Historical Background

The concept of ROM stems from the broader category of return on investment (ROI) metrics, which have been used for decades to gauge the profitability of various business activities. ROM focuses specifically on the return from managerial efforts and decisions, underlining the value of effective management.

Calculation Formula

The Return on Management is calculated using the formula:

\[ \text{ROM} = \frac{P}{CM} \times 100 \]

where:

  • \( \text{ROM} \) is the Return on Management (%),
  • \( P \) is the profit generated from management ($),
  • \( CM \) is the cost of management ($).

Example Calculation

If a company generates $150,000 in profit from management activities and the cost of management is $50,000, the Return on Management would be calculated as:

\[ \text{ROM} = \frac{150,000}{50,000} \times 100 = 300\% \]
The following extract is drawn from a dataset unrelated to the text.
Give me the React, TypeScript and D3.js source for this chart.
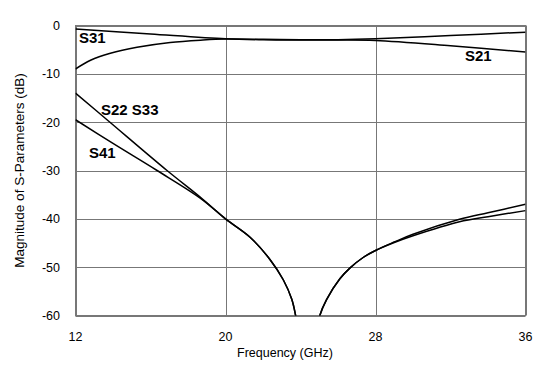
import React from "react";
import * as d3 from "d3";

const xTicks = [12, 20, 28, 36];
const yTicks = [0, -10, -20, -30, -40, -50, -60];

// S31: starts near 0 dB
const s31F = [12, 16, 20, 22, 24, 26, 28, 32, 36];
const s31DB = [-0.7, -1.75, -2.75, -2.95, -3.0, -3.0, -3.1, -4.2, -5.5];
// S21: starts near -9 dB
const s21F = [12, 12.8, 13.86, 15.28, 17.05, 18.8, 20, 22, 24, 26, 28, 32, 36];
const s21DB = [-9.0, -7.2, -5.75, -4.5, -3.5, -3.0, -2.8, -2.85, -2.95, -2.95, -2.76, -2.07, -1.38];

// S22 / S33 (null = break at the notch)
const s22F = [12, 13.68, 16.88, 18.65, 20, 21.31, 22.37, 23.08, 23.53, 23.74, 23.92, 24.4, 24.85, 25.03, 25.39, 26.1, 26.63, 27.34, 28, 29, 30, 32.48, 34, 36];
const s22DB = [-14, -19.5, -30, -35.5, -40, -43.8, -48.4, -52.6, -56.6, -60, -64, null, -64, -60, -56.7, -52.4, -50.2, -48.0, -46.55, -44.8, -43.2, -40.1, -38.75, -37.0];
// S41
const s41F = [12, 14, 16.35, 18.65, 20, 21.31, 22.37, 23.08, 23.53, 23.74, 23.92, 24.4, 24.85, 25.03, 25.39, 26.1, 26.63, 27.34, 28, 29, 30, 32.48, 34, 36];
const s41DB = [-19.5, -24.4, -30, -35.7, -40, -43.8, -48.4, -52.6, -56.6, -60, -64, null, -64, -60, -56.7, -52.4, -50.2, -48.0, -46.55, -44.9, -43.5, -40.6, -39.55, -38.3];

const series = [
  { f: s31F, v: s31DB },
  { f: s21F, v: s21DB },
  { f: s22F, v: s22DB },
  { f: s41F, v: s41DB },
];

const labels = [
  { text: "S31", x: 79, y: 43 },
  { text: "S21", x: 465, y: 61 },
  { text: "S22 S33", x: 101, y: 115 },
  { text: "S41", x: 89, y: 158 },
];

const W = 550, H = 377;
const L = 75.5, R = 525.5, T = 25.5, B = 315.5;

export default function App() {
  const x = d3.scaleLinear().domain([12, 36]).range([L, R]);
  const y = d3.scaleLinear().domain([0, -60]).range([T, B]);
  const line = d3
    .line<[number, number | null]>()
    .defined((d) => d[1] !== null)
    .x((d) => x(d[0]))
    .y((d) => y(d[1] as number))
    .curve(d3.curveCatmullRom.alpha(0.5));
  const font = "'Liberation Sans', Arial, sans-serif";
  return (
    <svg width={W} height={H} style={{ position: "absolute", left: 0, top: 0, background: "#fff" }}>
      <defs>
        <clipPath id="plot">
          <rect x={L} y={T} width={R - L} height={B - T} />
        </clipPath>
      </defs>
      {yTicks.map((t) => (
        <line key={"gy" + t} x1={L} x2={R} y1={Math.round(y(t)) + 0.5} y2={Math.round(y(t)) + 0.5} stroke="#777" strokeWidth={1} />
      ))}
      {xTicks.map((t) => (
        <line key={"gx" + t} y1={T} y2={B} x1={Math.round(x(t)) + 0.5} x2={Math.round(x(t)) + 0.5} stroke="#777" strokeWidth={1} />
      ))}
      <rect x={L} y={T} width={R - L} height={B - T} fill="none" stroke="#777" strokeWidth={1} />
      <g clipPath="url(#plot)">
        {series.map((s, i) => (
          <path
            key={i}
            d={line(s.f.map((f, j) => [f, s.v[j]] as [number, number | null])) || ""}
            fill="none"
            stroke="#000"
            strokeWidth={1.5}
          />
        ))}
      </g>
      {yTicks.map((t) => (
        <text key={"ty" + t} x={60} y={y(t) + 4.5} textAnchor="end" fontFamily={font} fontSize={12.5} fill="#000">
          {t}
        </text>
      ))}
      {xTicks.map((t) => (
        <text key={"tx" + t} x={x(t)} y={341} textAnchor="middle" fontFamily={font} fontSize={12.5} fill="#000">
          {t}
        </text>
      ))}
      <text x={285} y={357} textAnchor="middle" fontFamily={font} fontSize={12.5} fill="#000">
        Frequency (GHz)
      </text>
      <text
        transform={`translate(24, ${(T + B) / 2}) rotate(-90)`}
        textAnchor="middle"
        fontFamily={font}
        fontSize={13.5}
        fill="#000"
      >
        Magnitude of S-Parameters (dB)
      </text>
      {labels.map((l) => (
        <text key={l.text} x={l.x} y={l.y} fontFamily={font} fontSize={15} fontWeight="bold" fill="#000">
          {l.text}
        </text>
      ))}
    </svg>
  );
}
Importance and Usage Scenarios

ROM is crucial for businesses to evaluate how efficiently their management is translating costs into profits. This metric helps in decision-making regarding management strategies, budget allocations, and operational improvements. It's particularly useful in scenarios involving managerial changes, strategic shifts, or when assessing the impact of management on company performance.

Common FAQs

  1. What distinguishes ROM from other ROI metrics?

    • ROM is specifically tailored to measure the efficiency of management practices in generating profit, unlike other ROI metrics that might focus on investments in assets, projects, or marketing.
  2. How can ROM influence business decisions?

    • High ROM indicates efficient management, guiding businesses to maintain or enhance current management practices. Conversely, low ROM signals the need for managerial improvements or cost reductions.
  3. Is ROM applicable to all types of businesses?

    • Yes, ROM can be applied across various business types and sizes, provided there's a clear distinction between management costs and profits derived from managerial actions.

The Return on Management Calculator simplifies the computation of ROM, offering a practical tool for businesses to assess the profitability and efficiency of their management.